A Thousand Splendid Suns
Mariam is a bastard. Her mother was a housekeeper for a rich businessman in Herat, Afghanistan, until he impregnated and banished her. Mariam’s childhood ended abruptly when her mother hanged herself. When Mariam is married off (by her father) to Rasheed, a 40ish shoemaker in Kabul, hundreds of miles away. What conflict will that impose to their relationship and will Marriam endure the challenges of being married?
A Thousand Splendid Suns is set in Afghanistan from the early 1960s to the early 2000s. Mariam, a young girl in the 1960s, grows up outside Herat, a small city in Afghanistan. Mariam has complicated feelings about her parents: She lives with her spiteful and stubborn mother, Nana; while her father Jalil, a successful businessman, visits Mariam — his only illegitimate child — once a week. Mariam resents her limited place in Jalil’s life; she wants to live with him, his three wives, and her half-siblings in Herat. She makes her wishes known by asking Jalil to take her to see Pinocchio for her fifteenth birthday. Jalil reluctantly agrees, but then never shows up to take her to the film. Mariam walks to heart and finds Jalil’s house, but he doesn’t let her in, so she sleeps on the street. The next morning, Jalil’s chauffeur drives Mariam home where she finds that her mother has committed suicide. After her mother’s funeral, Mariam is taken to Jalil’s home. Jalil’s wives want nothing to do with Mariam, so they force him to let her marry Rasheed, a widowed shoemaker in Kabul. Mariam lives in fear of him, especially after numerous miscarriages. In 1987, the story switches to a neighbor, nine-year-old Laila, her playmate Tariq and her parents. The story follows Laila untill she is married. This story is spanning from the Soviets occupation to the Taliban control.

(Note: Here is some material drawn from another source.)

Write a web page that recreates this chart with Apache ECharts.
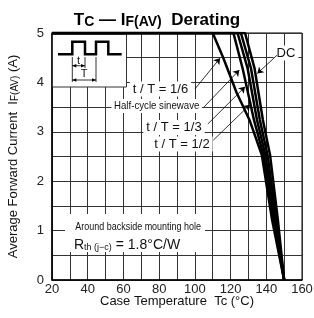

I felt that the story was weak in the area of translation with regards to the terms written in Pashto or Farsi. I would have preferred something like: pashto phrase (english translation), which would make it easier to understand.
The biggest appeal for me was Hosseini’s writing style, which is simple and easy to follow. The story picks up rapid momentum from the very beginning and shows little signs of slowing down all the way till the end. The story line hooks the reader early on and never let’s go. As Hosseini develops the few main characters in the story, he constantly moves back and forth between them, keeping the reader focused so as not to lose track of the plot.
“Like a compass needle that points north, a man’s accusation finger always finds a woman .”
“One could not count the moons that shimmer on her roofs. Or the thousand splendid suns that hide behind her walls.”